Eggs (Isaac Hempstead Wright, HBO's Game of Thrones) believes he is a boxtroll, just a long-boned one. Eggs is actually a boy raised by the boxtrolls and considers them his family. One of The Boxtrolls’s main themes is the idea and elastic definition of family. Eggs has no biological mother or father around, but his box troll family is just as loving and close as any normal, nuclear family, perhaps even more so. Winnie (Elle Fanning, 2014's Maleficent), a girl who stumbles upon Eggs and his peculiar living situation actually has a father, Lord Portly-Rind in fact, yet they share no familial bond of loyalty or support.

Created by LAIKA Studios, who also made Coraline (2009) and ParaNorman (2011), The Boxtrolls is adapted from the fantasy adventure book Here Be Monsters! by Alan Snow. It is a period piece combining elements of mystery, comedy, and swashbuckling adventure in a steampunk atmosphere. There is no exact time period referenced but early 20th century is as good a guess as any. Shot in stereoscopic 3D, there are points where the third dimension is employed effectively, yet I venture an old-fashioned, brighter 2D version would be much more appealing. The Boxtrolls is new and exciting with an impactful story to tell; it does not require 3D gimmicks to try and hide any weaknesses in the film or showcase explosions.

The voice work is noticeably superior to many of its animated peers.
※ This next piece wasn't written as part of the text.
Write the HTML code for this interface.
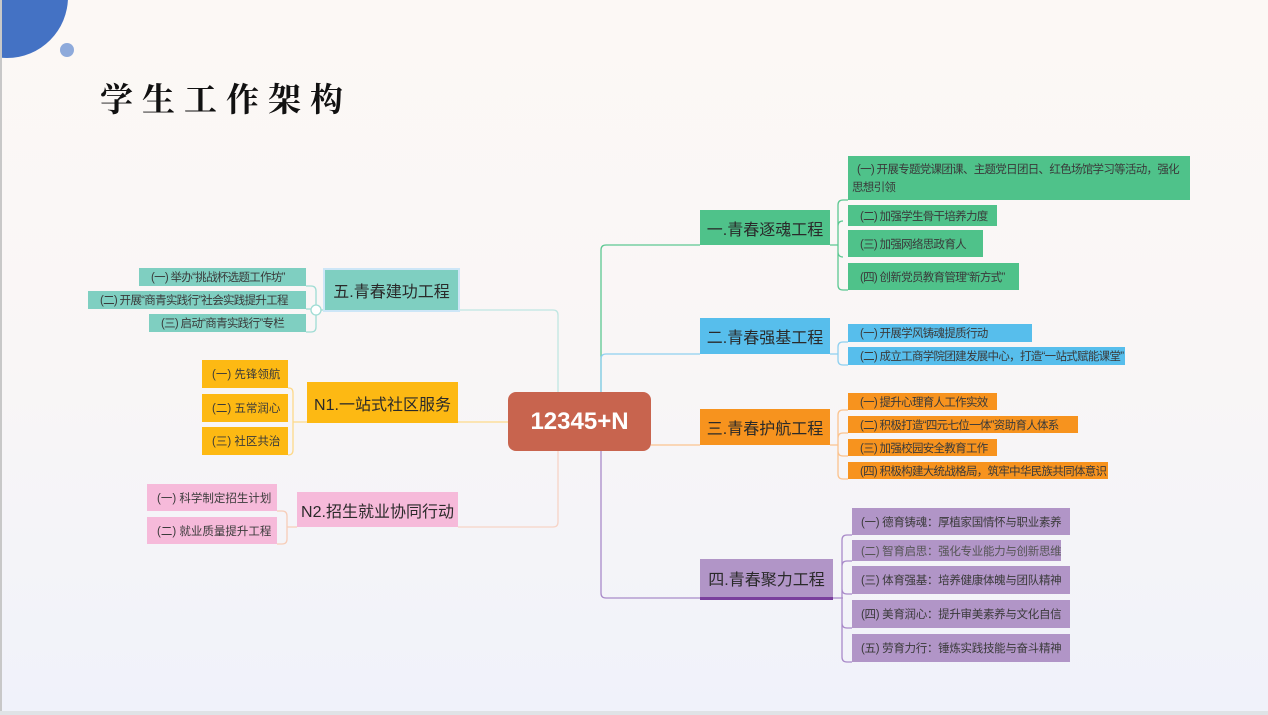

Ben Kingsley as Archibald Snatcher is particularly memorable. He is the town villain and boxtroll nemesis but he is also the most intriguing character. His ambition toward upward mobility and opinion that any hard-working man with a dream should achieve stature regardless of wealth is an admirable subplot only the adults in the audience will pick up on. His henchmen are also more philosophically conscious than your average thugs. Mr. Trout (Nick Frost, 2013's The World's End) and Mr. Pickles (Richard Ayoade) closely examine their roles to determine whether or not they are the good guys or the bad guys.

Never fear though, The Boxtrolls will still please the children in the audience. The boxtroll voices sound like a lower-toned one or two year old trying to say the correct words but unable to. They mostly gesture to get their meaning across and can say a couple recognizable words. Stay for the end credits as there is an existential segment the adults are going to love; it is a perfect cap on an already strong and memorable film.